The same plant that stings can nourish.


In early spring, the soft young tops are packed with iron, calcium, vitamins and minerals that people have relied on for generations after winter.


Cooking removes the sting completely, which makes nettles a wonderful introduction to foraging: transformation that children can see and understand.


Fear becomes curiosity.


Foraging With Children: Simple Tips



  • Choose young plants

  • Look for bright green tops and pick only the top few leaves

  • Make it slow

  • Show children how to notice shape, texture and where the plant grows before harvesting.

  • Use gloves (for everyone)

  • This keeps the experience positive and builds confidence.

  • Take a little

  • Leave plenty for insects and butterflies, a beautiful early lesson in sharing


Try simple recipes together

  • Nettle soup stirred over the fire

  • Blended into pesto

  • Added to pasta or scrambled eggs

  • Dried for tea

  • Mixed into savoury baking

  • Cooking removes the sting instantly, something children love discovering.



Living Alongside Nettles

When nettles appear in places children play, it can be tempting to remove them entirely.

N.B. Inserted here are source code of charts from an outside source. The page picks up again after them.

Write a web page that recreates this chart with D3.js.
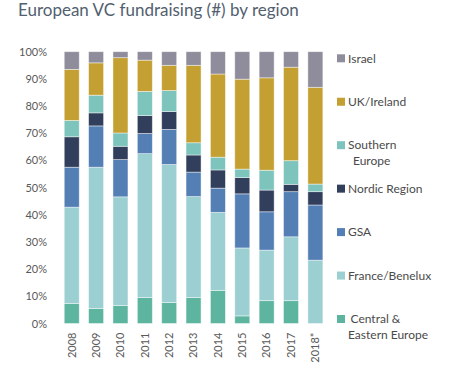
<!DOCTYPE html>
<html>
<head>
<meta charset="utf-8">
<script src="https://cdn.jsdelivr.net/npm/d3@7"></script>
<style>
  html, body { margin: 0; padding: 0; background: #ffffff; }
  svg { display: block; }
</style>
</head>
<body>
<svg id="chart" width="454" height="387"></svg>
<script>
const years = ["2008","2009","2010","2011","2012","2013","2014","2015","2016","2017","2018*"];
const ceeValues    = [7.4, 5.5, 6.6, 9.6, 7.7, 9.6, 12.2, 2.8, 8.4, 8.4, 0];
const franceValues = [35.4, 52.0, 40.0, 52.9, 50.8, 37.1, 28.7, 25.0, 18.6, 23.5, 23.3];
const gsaValues    = [14.7, 15.2, 13.7, 7.4, 12.9, 9.0, 8.9, 19.9, 14.1, 16.6, 20.3];
const nordicValues = [11.2, 4.8, 4.9, 6.6, 6.6, 6.3, 6.7, 6.0, 8.0, 2.7, 4.9];
const southValues  = [6.0, 6.5, 4.9, 8.9, 7.7, 4.5, 4.7, 3.1, 7.3, 8.7, 2.8];
const ukValues     = [18.8, 11.9, 27.7, 11.5, 9.3, 28.5, 30.6, 33.1, 34.0, 34.4, 35.6];
const israelValues = [6.5, 4.1, 2.2, 3.1, 5.0, 5.0, 8.2, 10.1, 9.6, 5.7, 13.1];
const yTicks = [0, 10, 20, 30, 40, 50, 60, 70, 80, 90, 100];

// stacking order bottom -> top
const seriesKeys = ["cee", "france", "gsa", "nordic", "south", "uk", "israel"];
const seriesLabels = {
  cee: ["Central &", "Eastern Europe"],
  france: ["France/Benelux"],
  gsa: ["GSA"],
  nordic: ["Nordic Region"],
  south: ["Southern", "Europe"],
  uk: ["UK/Ireland"],
  israel: ["Israel"]
};
const colors = {
  cee: "#5db5a0",
  france: "#9bcfd1",
  gsa: "#537fb5",
  nordic: "#323f5c",
  south: "#7cc4bc",
  uk: "#c4a032",
  israel: "#8f8c9b"
};
const valueArrays = {
  cee: ceeValues, france: franceValues, gsa: gsaValues, nordic: nordicValues,
  south: southValues, uk: ukValues, israel: israelValues
};

const table = years.map((y, i) => {
  const row = { year: y };
  seriesKeys.forEach(k => row[k] = valueArrays[k][i]);
  return row;
});

const svg = d3.select("#chart");
const font = "Lato, 'Open Sans', sans-serif";

svg.append("text")
  .attr("x", 18).attr("y", 16)
  .attr("font-family", font)
  .attr("font-size", 17)
  .attr("fill", "#52606f")
  .text("European VC fundraising (#) by region");

const x = d3.scaleBand()
  .domain(years)
  .range([59.6, 327.5])
  .paddingInner(0.384)
  .paddingOuter(0.19);

const y = d3.scaleLinear().domain([0, 100]).range([323.5, 51.7]);

const stack = d3.stack().keys(seriesKeys);
const stacked = stack(table);

svg.append("g")
  .selectAll("g")
  .data(stacked)
  .join("g")
  .attr("fill", d => colors[d.key])
  .selectAll("rect")
  .data(d => d)
  .join("rect")
  .attr("x", d => x(d.data.year))
  .attr("width", x.bandwidth())
  .attr("y", d => y(d[1]))
  .attr("height", d => Math.max(0, y(d[0]) - y(d[1])))
  .attr("stroke", "#ffffff")
  .attr("stroke-opacity", 0.55)
  .attr("stroke-width", 0.8);

const yAxis = svg.append("g")
  .attr("transform", "translate(52,0)")
  .call(d3.axisLeft(y).tickValues(yTicks).tickSize(0).tickPadding(5).tickFormat(d => d + "%"));
yAxis.select(".domain").remove();
yAxis.selectAll("text")
  .attr("font-family", font)
  .attr("font-size", 11)
  .attr("fill", "#595959");

const xAxis = svg.append("g")
  .attr("transform", "translate(0,323.5)")
  .call(d3.axisBottom(x).tickSize(0));
xAxis.select(".domain").remove();
xAxis.selectAll("text")
  .attr("font-family", font)
  .attr("font-size", 11)
  .attr("fill", "#595959")
  .attr("transform", "rotate(-90)")
  .attr("text-anchor", "end")
  .attr("x", -9)
  .attr("y", 0)
  .attr("dy", "0.35em");

// legend (top to bottom: reverse stacking)
const legendOrder = seriesKeys.slice().reverse();
const legendY = d3.scalePoint().domain(legendOrder).range([58.3, 319]);
const legend = svg.append("g");
legendOrder.forEach(k => {
  const g = legend.append("g").attr("transform", `translate(0,${legendY(k)})`);
  g.append("rect")
    .attr("x", 337).attr("y", -4)
    .attr("width", 8).attr("height", 8)
    .attr("fill", colors[k]);
  const lines = seriesLabels[k];
  lines.forEach((line, j) => {
    let tx = 348;
    if (k === "south" && j === 1) tx = 353;
    if (k === "cee" && j === 0) tx = 350.5;
    g.append("text")
      .attr("x", tx)
      .attr("y", j * 16)
      .attr("dy", "0.35em")
      .attr("font-family", font)
      .attr("font-size", 12)
      .attr("fill", "#4a4a4a")
      .text(line);
  });
});
</script>
</body>
</html>
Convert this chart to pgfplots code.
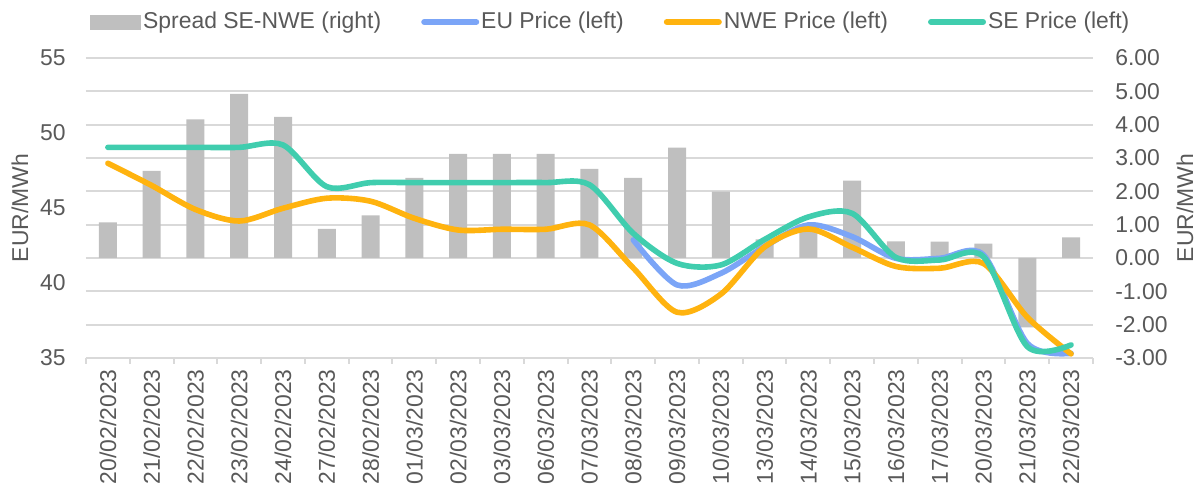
\documentclass[border=0pt]{standalone}
\usepackage{fontspec}
\setmainfont{Liberation Sans}
\usepackage{pgfplots}
\pgfplotsset{compat=1.18}
\definecolor{txt}{HTML}{595959}
\definecolor{gridc}{HTML}{D9D9D9}
\definecolor{barc}{HTML}{BFBFBF}
\definecolor{euc}{HTML}{7BA5F7}
\definecolor{nwec}{HTML}{FFB30F}
\definecolor{sec}{HTML}{40CDAE}
\begin{document}
\begin{tikzpicture}
\pgfplotsset{
  base/.style={scale only axis, width=503.5bp, height=150bp, xmin=-0.5, xmax=22.5,
    font=\fontsize{11.5}{13.8}\selectfont,
    tick label style={text=txt}, label style={text=txt},
    major tick length=0pt, minor tick length=3bp, tick align=outside,
    y axis line style={draw=none}, major y tick style={draw=none}},
  lleg/.style={legend image code/.code={\draw[##1, line width=3bp, line cap=round] (0bp,0bp) -- (26bp,0bp);}}
}
\begin{axis}[base, name=main, axis y line*=right, axis x line*=bottom,
  ymin=-3, ymax=6, ytick={-3,-2,...,6},
  yticklabels={-3.00,-2.00,-1.00,0.00,1.00,2.00,3.00,4.00,5.00,6.00},
  ymajorgrids, grid style={gridc, line width=1bp},
  x axis line style={gridc, line width=1bp, -},
  xtick={0,...,22},
  xticklabels={20/02/2023,21/02/2023,22/02/2023,23/02/2023,24/02/2023,27/02/2023,28/02/2023,01/03/2023,02/03/2023,03/03/2023,06/03/2023,07/03/2023,08/03/2023,09/03/2023,10/03/2023,13/03/2023,14/03/2023,15/03/2023,16/03/2023,17/03/2023,20/03/2023,21/03/2023,22/03/2023},
  major x tick style={draw=none},
  minor xtick={-0.5,0.5,...,22.5},
  minor x tick style={gridc, line width=1bp},
  xticklabel style={rotate=90, anchor=east, inner ysep=0pt, inner xsep=5.5bp},
  yticklabel style={anchor=west, inner ysep=0pt, inner xsep=11bp},
  ylabel={EUR/MWh},
  ylabel style={at={(axis description cs:1.0914,0.5)}, anchor=center}]
\addplot[ybar, bar width=9bp, fill=barc, draw=none] coordinates {
(0,1.07) (1,2.61) (2,4.16) (3,4.92) (4,4.23) (5,0.87) (6,1.28) (7,2.40) (8,3.12) (9,3.12) (10,3.12) (11,2.67) (12,2.40) (13,3.31) (14,1.99) (15,0.56) (16,0.79) (17,2.32) (18,0.50) (19,0.49) (20,0.43) (21,-2.08) (22,0.62)};
\end{axis}
\begin{axis}[base, axis y line*=left, hide x axis,
  ymin=35, ymax=55, ytick={35,40,...,55}, yticklabels={35,40,45,50,55},
  yticklabel style={anchor=east, inner ysep=0pt, inner xsep=10bp},
  ylabel={EUR/MWh},
  ylabel style={at={(axis description cs:-0.0655,0.5)}, anchor=center},
  legend style={at={(axis description cs:-0.002,1.12)}, anchor=west, draw=none, fill=none,
    legend columns=4, text=txt, nodes={inner sep=1bp},
    /tikz/every even column/.append style={column sep=19bp}},
  legend cell align=left]
\addlegendimage{legend image code/.code={\fill[barc] (0bp,-3.5bp) rectangle (25bp,3.5bp);}}
\addlegendentry{Spread SE-NWE (right)\hspace{3bp}}
\addplot[lleg, euc, line width=2.8bp, line cap=round, smooth, tension=0.5] coordinates {
(12,42.87) (13,39.87) (14,40.64) (15,42.42) (16,43.87) (17,43.09) (18,41.64) (19,41.64) (20,41.87) (21,35.98) (22,35.31)};
\addlegendentry{EU Price (left)}
\addplot[lleg, nwec, line width=2.8bp, line cap=round, smooth, tension=0.5] coordinates {
(0,47.98) (1,46.5) (2,44.9) (3,44.13) (4,44.98) (5,45.65) (6,45.45) (7,44.31) (8,43.53) (9,43.58) (10,43.58) (11,43.87) (12,41.0) (13,38.05) (14,39.25) (15,42.4) (16,43.6) (17,42.38) (18,41.1) (19,40.98) (20,41.3) (21,37.72) (22,35.27)};
\addlegendentry{NWE Price (left)}
\addplot[lleg, sec, line width=2.8bp, line cap=round, smooth, tension=0.5] coordinates {
(0,49.04) (1,49.04) (2,49.04) (3,49.04) (4,49.2) (5,46.42) (6,46.69) (7,46.69) (8,46.69) (9,46.69) (10,46.69) (11,46.55) (12,43.31) (13,41.31) (14,41.2) (15,42.9) (16,44.4) (17,44.64) (18,41.7) (19,41.53) (20,41.75) (21,35.76) (22,35.87)};
\addlegendentry{SE Price (left)}
\end{axis}
\path ([shift={(-43bp,-66.5bp)}]main.south west) rectangle ([shift={(53.5bp,29bp)}]main.north east);
\end{tikzpicture}
\end{document}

Sometimes that’s needed for safety,  but often a balance is possible.


A clear path here.


A patch left there.


A conversation about why.


Children learn that landscapes don’t need to be perfect to be safe. They can be living, changing places we understand rather than control.


Nettles become teachers:

About boundaries

About respect

About noticing

About transformation


They sting, but they also feed butterflies, repair soil and offer some of the first nourishment of the year.


Sometimes the plants that feel inconvenient are the ones doing the quiet work of care.